* Begin *

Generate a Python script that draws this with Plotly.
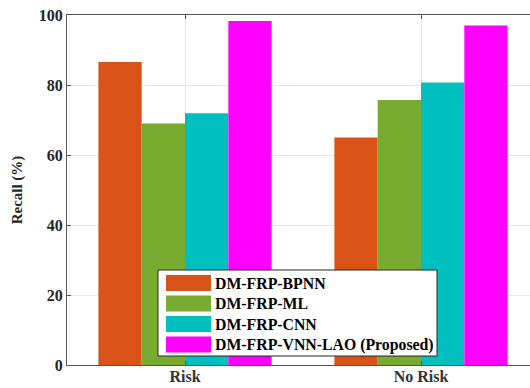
import plotly.graph_objects as go

categories = ["Risk", "No Risk"]
series_names = ["DM-FRP-BPNN", "DM-FRP-ML", "DM-FRP-CNN", "DM-FRP-VNN-LAO (Proposed)"]
bpnn = [86.6, 65.0]
ml = [69.0, 75.7]
cnn = [71.9, 80.7]
proposed = [98.3, 97.0]
y_ticks = [0, 20, 40, 60, 80, 100]

colors = ["#D95319", "#77AC30", "#00BFBF", "#FF00FF"]
series_values = [bpnn, ml, cnn, proposed]

W, H = 530, 388
ML_, MR_, MT_, MB_ = 67, 0, 15, 23
PW, PH = W - ML_ - MR_, H - MT_ - MB_
FONT = "Liberation Serif"
TXT = "#262626"
AXC = "#555555"

def px_x(x):
    return (x - ML_) / PW

def px_y(y):
    return (H - MB_ - y) / PH

xpos = list(range(len(categories)))

fig = go.Figure()
for name, vals, c in zip(series_names, series_values, colors):
    fig.add_trace(go.Bar(x=xpos, y=vals, name=name, marker=dict(color=c, line=dict(width=0)),
                         showlegend=False))

# manual legend with wide swatches
shapes = [dict(type="rect", xref="paper", yref="paper",
               x0=px_x(158), x1=px_x(437), y0=px_y(356), y1=px_y(270),
               fillcolor="white", line=dict(color="#262626", width=1), layer="above")]
annotations = []
row_top = 275
pitch = 20.5
for i, (name, c) in enumerate(zip(series_names, colors)):
    t = row_top + i * pitch
    shapes.append(dict(type="rect", xref="paper", yref="paper",
                       x0=px_x(166), x1=px_x(211), y0=px_y(t + 16), y1=px_y(t),
                       fillcolor=c, line=dict(width=0), layer="above"))
    annotations.append(dict(xref="paper", yref="paper", x=px_x(213), y=px_y(t + 8),
                            text="<b>" + name + "</b>", showarrow=False, xanchor="left",
                            yanchor="middle", font=dict(family=FONT, size=15.8, color="black")))

fig.update_layout(
    width=W, height=H,
    margin=dict(l=ML_, r=MR_, t=MT_, b=MB_, autoexpand=False),
    paper_bgcolor="white", plot_bgcolor="white",
    barmode="group", bargap=0.266, bargroupgap=0,
    shapes=shapes, annotations=annotations,
    font=dict(family=FONT, color=TXT),
    hovermode=False,
)
fig.update_xaxes(
    range=[-0.5, -0.5 + PW / 236.0],
    tickvals=xpos, ticktext=["<b>" + c + "</b>" for c in categories],
    tickfont=dict(family=FONT, size=16, color="#333333"),
    ticklabelstandoff=-3,
    showgrid=True, gridcolor="#e6e6e6", gridwidth=1,
    showline=True, linecolor=AXC, linewidth=1, mirror="ticks",
    ticks="inside", ticklen=4, tickcolor=AXC, zeroline=False,
)
fig.update_yaxes(
    range=[0, 100], tickvals=y_ticks, ticktext=["<b>%d</b>" % v for v in y_ticks],
    tickfont=dict(family=FONT, size=16, color=TXT),
    title=dict(text="<b>Recall (%)</b>", font=dict(family=FONT, size=15, color=TXT), standoff=12),
    showgrid=True, gridcolor="#e6e6e6", gridwidth=1,
    showline=True, linecolor=AXC, linewidth=1, mirror=False,
    ticks="inside", ticklen=4, tickcolor=AXC, zeroline=False,
)

fig.write_html("out.html", config={"displayModeBar": False, "staticPlot": True},
               post_script="document.body.style.margin='0';document.body.style.overflow='hidden';")
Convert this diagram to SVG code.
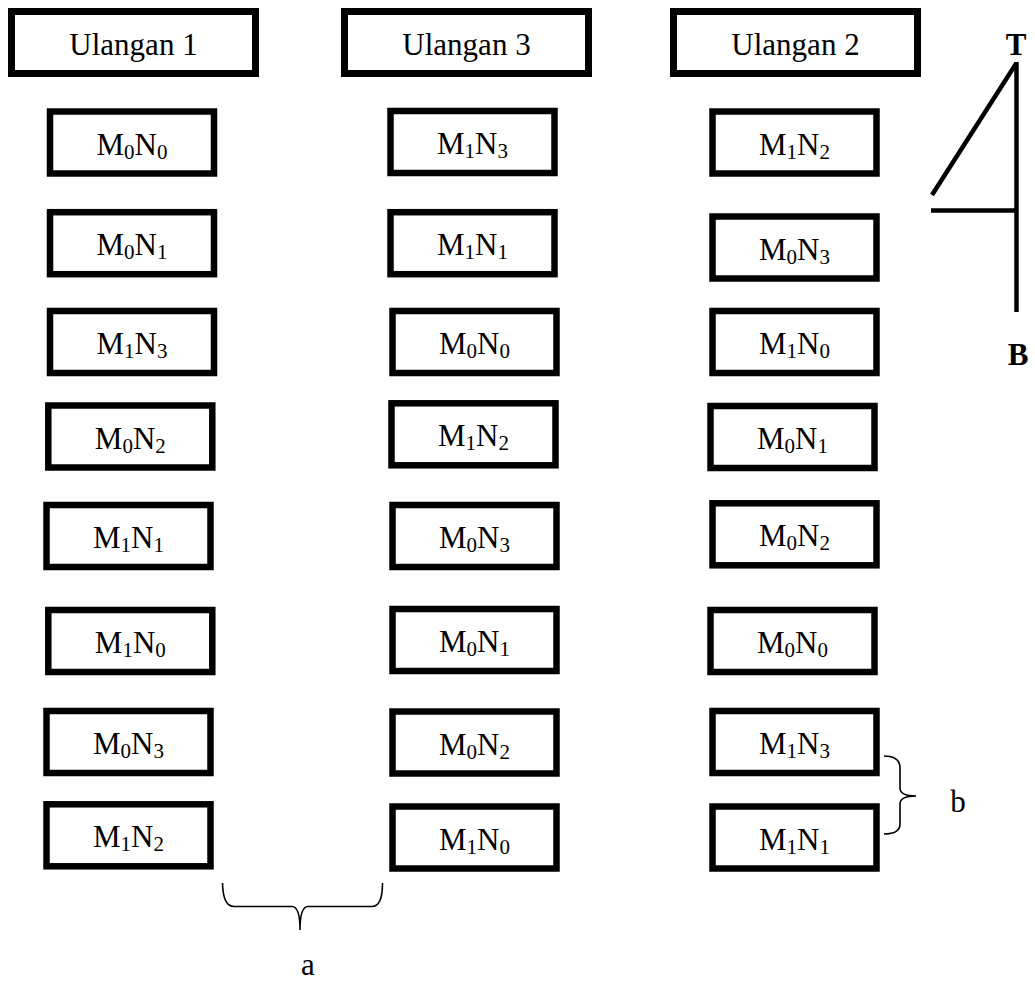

* End *

Goal:
Give back each entry exactly as it appears, with no pictures.

Answer to the exercise:
Generate a Python script that draws this with Plotly.
import plotly.graph_objects as go

categories = ["Risk", "No Risk"]
series_names = ["DM-FRP-BPNN", "DM-FRP-ML", "DM-FRP-CNN", "DM-FRP-VNN-LAO (Proposed)"]
bpnn = [86.6, 65.0]
ml = [69.0, 75.7]
cnn = [71.9, 80.7]
proposed = [98.3, 97.0]
y_ticks = [0, 20, 40, 60, 80, 100]

colors = ["#D95319", "#77AC30", "#00BFBF", "#FF00FF"]
series_values = [bpnn, ml, cnn, proposed]

W, H = 530, 388
ML_, MR_, MT_, MB_ = 67, 0, 15, 23
PW, PH = W - ML_ - MR_, H - MT_ - MB_
FONT = "Liberation Serif"
TXT = "#262626"
AXC = "#555555"

def px_x(x):
    return (x - ML_) / PW

def px_y(y):
    return (H - MB_ - y) / PH

xpos = list(range(len(categories)))

fig = go.Figure()
for name, vals, c in zip(series_names, series_values, colors):
    fig.add_trace(go.Bar(x=xpos, y=vals, name=name, marker=dict(color=c, line=dict(width=0)),
                         showlegend=False))

# manual legend with wide swatches
shapes = [dict(type="rect", xref="paper", yref="paper",
               x0=px_x(158), x1=px_x(437), y0=px_y(356), y1=px_y(270),
               fillcolor="white", line=dict(color="#262626", width=1), layer="above")]
annotations = []
row_top = 275
pitch = 20.5
for i, (name, c) in enumerate(zip(series_names, colors)):
    t = row_top + i * pitch
    shapes.append(dict(type="rect", xref="paper", yref="paper",
                       x0=px_x(166), x1=px_x(211), y0=px_y(t + 16), y1=px_y(t),
                       fillcolor=c, line=dict(width=0), layer="above"))
    annotations.append(dict(xref="paper", yref="paper", x=px_x(213), y=px_y(t + 8),
                            text="<b>" + name + "</b>", showarrow=False, xanchor="left",
                            yanchor="middle", font=dict(family=FONT, size=15.8, color="black")))

fig.update_layout(
    width=W, height=H,
    margin=dict(l=ML_, r=MR_, t=MT_, b=MB_, autoexpand=False),
    paper_bgcolor="white", plot_bgcolor="white",
    barmode="group", bargap=0.266, bargroupgap=0,
    shapes=shapes, annotations=annotations,
    font=dict(family=FONT, color=TXT),
    hovermode=False,
)
fig.update_xaxes(
    range=[-0.5, -0.5 + PW / 236.0],
    tickvals=xpos, ticktext=["<b>" + c + "</b>" for c in categories],
    tickfont=dict(family=FONT, size=16, color="#333333"),
    ticklabelstandoff=-3,
    showgrid=True, gridcolor="#e6e6e6", gridwidth=1,
    showline=True, linecolor=AXC, linewidth=1, mirror="ticks",
    ticks="inside", ticklen=4, tickcolor=AXC, zeroline=False,
)
fig.update_yaxes(
    range=[0, 100], tickvals=y_ticks, ticktext=["<b>%d</b>" % v for v in y_ticks],
    tickfont=dict(family=FONT, size=16, color=TXT),
    title=dict(text="<b>Recall (%)</b>", font=dict(family=FONT, size=15, color=TXT), standoff=12),
    showgrid=True, gridcolor="#e6e6e6", gridwidth=1,
    showline=True, linecolor=AXC, linewidth=1, mirror=False,
    ticks="inside", ticklen=4, tickcolor=AXC, zeroline=False,
)

fig.write_html("out.html", config={"displayModeBar": False, "staticPlot": True},
               post_script="document.body.style.margin='0';document.body.style.overflow='hidden';")
Convert this diagram to SVG code.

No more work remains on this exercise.